Not to demonize corporations, but most of them don't give a sh*t about the common man...forget about the common man with special needs. Why would a company hire a greeter? Do they really want to pay an extra salary?

By "newer kinds of treatment", does Bell mean drugs that are used off-label, because as far as I know there is no drug for autism.

And does Bell think that a large part of the autism community is getting insurance to cover ABA? I would love to see that statistic.

angus files

His nose just grew across the Atlantic to Scotland ..believe me I can see it...

Angus

Benedetta

G H
A good chuckle. That about says it all.

Bob Moffitt

Alice writes:

"There’s so much talk of the origins of autism these days, it’s hard not to think of it as a childhood disorder. But we tend to forget that there is a fast growing number of adults living with autism in the country today. According to Autism Speaks, in the next decade alone, 500,000 children with autism will come of age."

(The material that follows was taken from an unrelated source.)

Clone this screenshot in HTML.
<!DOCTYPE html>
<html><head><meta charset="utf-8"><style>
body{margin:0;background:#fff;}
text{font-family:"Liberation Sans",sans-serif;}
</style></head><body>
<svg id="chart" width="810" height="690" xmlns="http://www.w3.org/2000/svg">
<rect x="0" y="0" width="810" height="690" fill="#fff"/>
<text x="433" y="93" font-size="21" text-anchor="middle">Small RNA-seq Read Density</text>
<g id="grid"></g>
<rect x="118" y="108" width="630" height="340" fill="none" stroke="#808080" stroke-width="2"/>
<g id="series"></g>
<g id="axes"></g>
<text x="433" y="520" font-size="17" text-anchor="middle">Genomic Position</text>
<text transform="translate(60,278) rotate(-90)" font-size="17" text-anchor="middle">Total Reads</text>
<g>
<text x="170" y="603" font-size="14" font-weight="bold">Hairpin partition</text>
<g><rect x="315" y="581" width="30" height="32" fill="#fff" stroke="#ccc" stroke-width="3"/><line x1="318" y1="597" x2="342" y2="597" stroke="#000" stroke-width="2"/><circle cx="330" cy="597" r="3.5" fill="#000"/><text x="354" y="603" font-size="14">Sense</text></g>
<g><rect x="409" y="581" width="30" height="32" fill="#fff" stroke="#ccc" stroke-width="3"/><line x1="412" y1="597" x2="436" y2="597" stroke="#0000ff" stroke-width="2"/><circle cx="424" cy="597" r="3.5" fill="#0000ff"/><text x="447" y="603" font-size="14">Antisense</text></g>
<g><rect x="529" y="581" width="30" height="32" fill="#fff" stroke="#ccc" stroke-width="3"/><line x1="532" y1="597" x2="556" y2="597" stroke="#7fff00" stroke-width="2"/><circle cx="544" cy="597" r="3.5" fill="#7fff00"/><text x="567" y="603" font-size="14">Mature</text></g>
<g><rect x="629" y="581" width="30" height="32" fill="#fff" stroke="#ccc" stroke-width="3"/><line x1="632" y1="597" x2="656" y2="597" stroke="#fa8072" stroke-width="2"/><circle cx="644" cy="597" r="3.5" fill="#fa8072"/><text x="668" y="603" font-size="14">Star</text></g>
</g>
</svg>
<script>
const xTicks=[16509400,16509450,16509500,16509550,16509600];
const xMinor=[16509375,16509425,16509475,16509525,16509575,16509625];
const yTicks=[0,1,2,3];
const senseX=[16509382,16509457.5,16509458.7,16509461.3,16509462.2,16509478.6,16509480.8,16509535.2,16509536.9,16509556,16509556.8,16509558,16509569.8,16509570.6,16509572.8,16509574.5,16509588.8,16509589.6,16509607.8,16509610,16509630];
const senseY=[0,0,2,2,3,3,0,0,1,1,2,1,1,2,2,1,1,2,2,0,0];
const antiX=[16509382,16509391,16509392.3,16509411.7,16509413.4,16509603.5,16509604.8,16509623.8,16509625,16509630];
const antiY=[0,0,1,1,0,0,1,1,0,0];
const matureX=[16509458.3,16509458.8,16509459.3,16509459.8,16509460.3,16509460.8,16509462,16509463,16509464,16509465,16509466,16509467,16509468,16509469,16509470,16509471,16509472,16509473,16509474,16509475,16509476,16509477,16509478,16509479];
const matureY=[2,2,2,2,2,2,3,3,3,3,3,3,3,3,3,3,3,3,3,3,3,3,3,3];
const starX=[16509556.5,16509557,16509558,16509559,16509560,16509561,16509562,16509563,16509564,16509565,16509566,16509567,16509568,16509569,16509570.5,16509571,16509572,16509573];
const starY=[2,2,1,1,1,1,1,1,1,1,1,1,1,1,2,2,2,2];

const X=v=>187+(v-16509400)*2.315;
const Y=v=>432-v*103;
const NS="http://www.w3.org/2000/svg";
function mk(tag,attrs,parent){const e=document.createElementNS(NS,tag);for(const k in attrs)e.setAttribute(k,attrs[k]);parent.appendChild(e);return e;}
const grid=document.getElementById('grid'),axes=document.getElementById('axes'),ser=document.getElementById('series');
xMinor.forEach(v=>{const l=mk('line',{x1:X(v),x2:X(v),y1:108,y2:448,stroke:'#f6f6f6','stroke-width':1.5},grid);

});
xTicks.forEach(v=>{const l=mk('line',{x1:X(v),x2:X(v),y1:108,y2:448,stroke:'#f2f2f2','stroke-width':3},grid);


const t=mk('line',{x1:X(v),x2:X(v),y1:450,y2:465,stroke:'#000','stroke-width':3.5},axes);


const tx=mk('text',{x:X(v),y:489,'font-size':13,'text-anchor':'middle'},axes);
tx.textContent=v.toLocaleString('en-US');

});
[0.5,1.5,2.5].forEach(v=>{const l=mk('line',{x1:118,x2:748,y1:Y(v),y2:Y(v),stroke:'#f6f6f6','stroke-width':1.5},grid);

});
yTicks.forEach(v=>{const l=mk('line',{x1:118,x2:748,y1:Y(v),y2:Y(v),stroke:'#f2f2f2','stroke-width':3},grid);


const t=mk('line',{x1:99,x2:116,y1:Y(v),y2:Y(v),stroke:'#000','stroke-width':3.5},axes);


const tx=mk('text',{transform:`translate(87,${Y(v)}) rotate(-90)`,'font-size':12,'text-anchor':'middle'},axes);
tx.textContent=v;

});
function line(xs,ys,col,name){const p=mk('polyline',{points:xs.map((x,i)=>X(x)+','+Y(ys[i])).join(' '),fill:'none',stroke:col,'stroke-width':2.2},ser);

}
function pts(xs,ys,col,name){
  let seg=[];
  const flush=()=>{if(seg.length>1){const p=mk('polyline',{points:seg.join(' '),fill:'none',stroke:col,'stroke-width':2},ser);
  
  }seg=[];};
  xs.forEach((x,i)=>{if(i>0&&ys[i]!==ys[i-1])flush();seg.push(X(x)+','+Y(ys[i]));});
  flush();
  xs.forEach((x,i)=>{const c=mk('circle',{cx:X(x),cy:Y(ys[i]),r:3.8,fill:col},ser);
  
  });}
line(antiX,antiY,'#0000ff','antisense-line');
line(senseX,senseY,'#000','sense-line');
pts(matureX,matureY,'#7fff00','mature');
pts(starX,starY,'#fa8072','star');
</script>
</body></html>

Honestly, I don't know how these people sleep at night.

Alice writes its so hard not to think of autism as a childhood disorder .. thereby implying that autism has always been constant in the adult population throughout previous generations.

Which raises the obvious question:

If autism is NOT a recent, inexplicable, exploding childhood disorder .. why "in the next decade alone, 500,000 children with autism will come of age"?

Where are the 500,000 children with autism that had come of age in all previous decades?

Of course .. the answer to that vexing question rests entirely upon Alice finally admitting the dramatic increase in autism is a RECENT phenomenon .. more than likely "triggered" by something introduced to the child's environment about ten or fifteen years ago .. as evidenced by the 500,000 soon to become adults.

In any event, whatever that environmental "trigger" is .. it extends from Maine to California, North Dakota to Texas .. which more or less eliminates local "air, food and water" as the primary source.

Gee .. I wonder what SINGLE environmental source those "500,000 soon to become adults" shared as children?